Le pape, alors, revenu à lui-même, n’y va pas par quatre chemins : il ne démissionne pas, il se dépose lui-même. Mais la foule l’acclame et les évêques le proclament pape. Le pape revient à Rome, confesse face à Urbain qu’il n’y a qu’un seul Dieu, le Père de Notre Seigneur Jésus-Christ. La persécution reprend de plus bel, nouvelle hécatombe de chrétiens en laquelle le pape lui-même trouve le salut éternel et la palme du martyre.
Dans le bref temps qui le sépare de son triomphe, le pape se déclare indigne de la sépulture, excommunie à l’avance ceux qui auraient la présomption de l’ensevelir ! Son successeur, le saint pape Marcel, n’ose enfreindre les ordres du pontife défunt. Cependant, 35 jours après le martyre, saint Pierre devra lui apparaître :
« Frère Marcel, pourquoi ne m’ensevelis-tu pas ? ».

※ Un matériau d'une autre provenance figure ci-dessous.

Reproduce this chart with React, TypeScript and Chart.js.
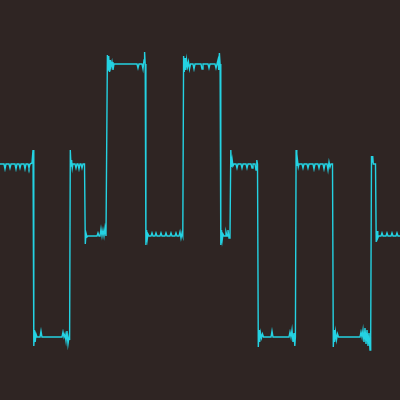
import React, { useEffect, useRef } from "react";
import { Chart, registerables } from "chart.js";

Chart.register(...registerables);

// Sample times (horizontal position, 0..400) and signal values
const times: number[] = [
  // level +0.36
  0, 4, 5, 6, 9, 10, 11, 15, 16, 17, 19, 20, 21, 24, 25, 26, 28, 29, 30, 32, 33,
  // level -1.37
  33.8, 34.5, 35.2, 36, 37, 40, 41, 42, 62, 63, 64, 65, 66, 67, 68, 69, 69.6,
  // level +0.36
  70.3, 71, 71.6, 72.3, 73, 75, 76, 77, 78, 79, 80, 81, 82, 83, 84.5,
  // level -0.36
  85.3, 86, 87, 88, 97, 98, 99, 100, 101, 102, 103, 104, 105, 106, 106.6,
  // level +1.36
  107.4, 108, 108.7, 109.5, 110.3, 111, 112, 113, 114, 137, 138, 139, 142, 143, 144, 144.6, 145.2,
  // level -0.36
  145.9, 146.6, 147.3, 148, 149, 151, 152, 153, 155, 156, 157, 160, 161, 162, 165, 166, 167, 170, 171, 172, 175, 176, 177, 179, 180, 181, 182, 182.8,
  // level +1.36
  183.6, 184.3, 185, 185.8, 186.6, 187.5, 188.5, 189.5, 190.5, 193, 194, 195, 201, 202, 203, 208, 209, 210, 215, 216, 217, 218, 218.7, 219.4, 220.1,
  // level -0.36
  220.8, 221.5, 222.2, 223, 224, 225, 226, 227, 228, 229, 230,
  // level +0.36
  230.8, 231.5, 232.2, 233, 234, 236, 237, 238, 241, 242, 243, 246, 247, 248, 251, 252, 253, 255, 256, 256.8, 257.5,
  // level -1.37
  258.3, 259, 259.7, 260.5, 261.5, 262.5, 263.5, 271, 272, 273, 289, 290, 291, 292, 293, 294, 294.8, 295.4,
  // level +0.36
  296.1, 296.8, 297.5, 298.3, 299, 302, 303, 304, 307, 308, 309, 313, 314, 315, 318, 319, 320, 323, 324, 325, 327, 328, 329, 330, 331, 332.5,
  // level -1.37
  333.3, 334, 334.7, 335.5, 336.5, 337.5, 338.5, 360, 361, 362, 363, 364, 365, 366, 367, 368, 369, 370, 370.7,
  // level +0.36
  371.5, 372.1, 372.7, 373.3, 374, 375.5,
  // level -0.36
  376.2, 377, 377.8, 378.6, 381, 382, 383, 386, 387, 388, 391, 392, 393, 396, 397, 398, 400,
];

const values: number[] = [
  0.36, 0.36, 0.31, 0.36, 0.36, 0.32, 0.36, 0.36, 0.31, 0.36, 0.36, 0.32, 0.36, 0.36, 0.31, 0.36, 0.36, 0.32, 0.36, 0.37, 0.5,
  -1.46, -1.3, -1.42, -1.34, -1.37, -1.37, -1.31, -1.37, -1.37, -1.32, -1.37, -1.34, -1.41, -1.31, -1.44, -1.37, -1.4,
  0.5, 0.34, 0.4, 0.32, 0.36, 0.36, 0.32, 0.36, 0.36, 0.31, 0.36, 0.36, 0.32, 0.36, 0.36,
  -0.44, -0.33, -0.37, -0.36, -0.36, -0.33, -0.36, -0.36, -0.29, -0.36, -0.3, -0.36, -0.28, -0.36, -0.36,
  1.45, 1.3, 1.44, 1.28, 1.4, 1.33, 1.38, 1.3, 1.36, 1.36, 1.32, 1.36, 1.36, 1.31, 1.4, 1.48, 1.36,
  -0.45, -0.3, -0.39, -0.34, -0.36, -0.36, -0.33, -0.36, -0.36, -0.33, -0.36, -0.36, -0.33, -0.36, -0.36, -0.33, -0.36, -0.36, -0.33, -0.36, -0.36, -0.33, -0.36, -0.36, -0.32, -0.38, -0.33, -0.36,
  1.44, 1.28, 1.42, 1.3, 1.4, 1.33, 1.38, 1.31, 1.36, 1.36, 1.31, 1.36, 1.36, 1.31, 1.36, 1.36, 1.32, 1.36, 1.36, 1.32, 1.36, 1.4, 1.3, 1.47, 1.36,
  -0.45, -0.3, -0.4, -0.34, -0.36, -0.36, -0.32, -0.36, -0.3, -0.38, -0.36,
  0.5, 0.33, 0.4, 0.34, 0.36, 0.36, 0.32, 0.36, 0.36, 0.32, 0.36, 0.36, 0.32, 0.36, 0.36, 0.32, 0.36, 0.36, 0.3, 0.4, 0.36,
  -1.47, -1.3, -1.42, -1.33, -1.38, -1.34, -1.37, -1.37, -1.31, -1.37, -1.37, -1.32, -1.37, -1.3, -1.42, -1.33, -1.46, -1.37,
  0.5, 0.34, 0.4, 0.33, 0.36, 0.36, 0.32, 0.36, 0.36, 0.32, 0.36, 0.36, 0.31, 0.36, 0.36, 0.32, 0.36, 0.36, 0.31, 0.36, 0.36, 0.3, 0.38, 0.33, 0.36, 0.36,
  -1.47, -1.3, -1.42, -1.32, -1.4, -1.34, -1.37, -1.37, -1.32, -1.37, -1.3, -1.42, -1.28, -1.44, -1.3, -1.46, -1.33, -1.5, -1.37,
  0.44, 0.38, 0.44, 0.36, 0.36, 0.36,
  -0.42, -0.31, -0.38, -0.36, -0.36, -0.33, -0.36, -0.36, -0.33, -0.36, -0.36, -0.33, -0.36, -0.36, -0.33, -0.36, -0.36,
];

const BG = "#2f2523";
const LINE = "#24d2e2";

export default function App() {
  const ref = useRef<HTMLCanvasElement | null>(null);

  useEffect(() => {
    document.body.style.margin = "0";
    document.body.style.background = BG;
    const canvas = ref.current;
    if (!canvas) return;
    const points = times.map((t, i) => ({ x: t, y: values[i] }));
    const chart = new Chart(canvas, {
      type: "line",
      data: {
        datasets: [
          {
            data: points,
            borderColor: LINE,
            borderWidth: 1.4,
            pointRadius: 0,
            tension: 0,
            fill: false,
          },
        ],
      },
      options: {
        animation: false,
        responsive: false,
        maintainAspectRatio: false,
        layout: { padding: 0 },
        plugins: { legend: { display: false }, tooltip: { enabled: false } },
        scales: {
          x: { type: "linear", min: 0, max: 400, display: false },
          y: { type: "linear", min: -2, max: 2, display: false },
        },
      },
    });
    return () => chart.destroy();
  }, []);

  return (
    <div style={{ width: 400, height: 400, background: BG }}>
      <canvas ref={ref} width={400} height={400} style={{ display: "block" }} />
    </div>
  );
}
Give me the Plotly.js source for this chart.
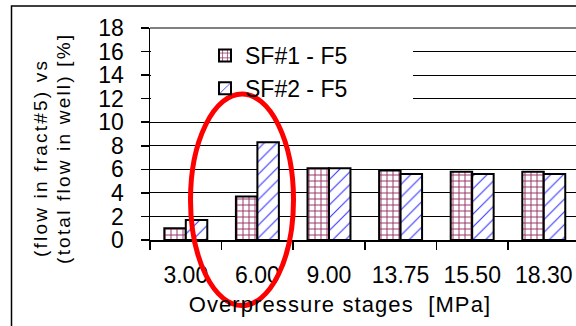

« Mais, Seigneur, n’êtes-vous pas déjà enseveli ? ».
« Je me considère non enseveli tant que je verrai Marcellin sans sépulture ».
« Mais Seigneur, ne savez-vous pas qu’il a anathématisé tous ceux qui l’enseveliraient ? ».
« N’est-il pas écrit : celui qui s’humilie sera élevé ? Allez donc l’ensevelir à mes pieds ! ».
Autres temps, autres mœurs. Ces gens-là appelaient les choses par leur nom. Le sanguinaire coran n’existait pas encore mais bruler trois grains d’encens aux faux dieux leur était odieux. Dans le mal, ils se raidissaient, dans la souffrance, ils offraient. Dans le péché, ils se taisaient, dans la conversion, ils tressaillaient. Dans l’obscurité, ils éclairaient, dans la lumière ils pardonnaient.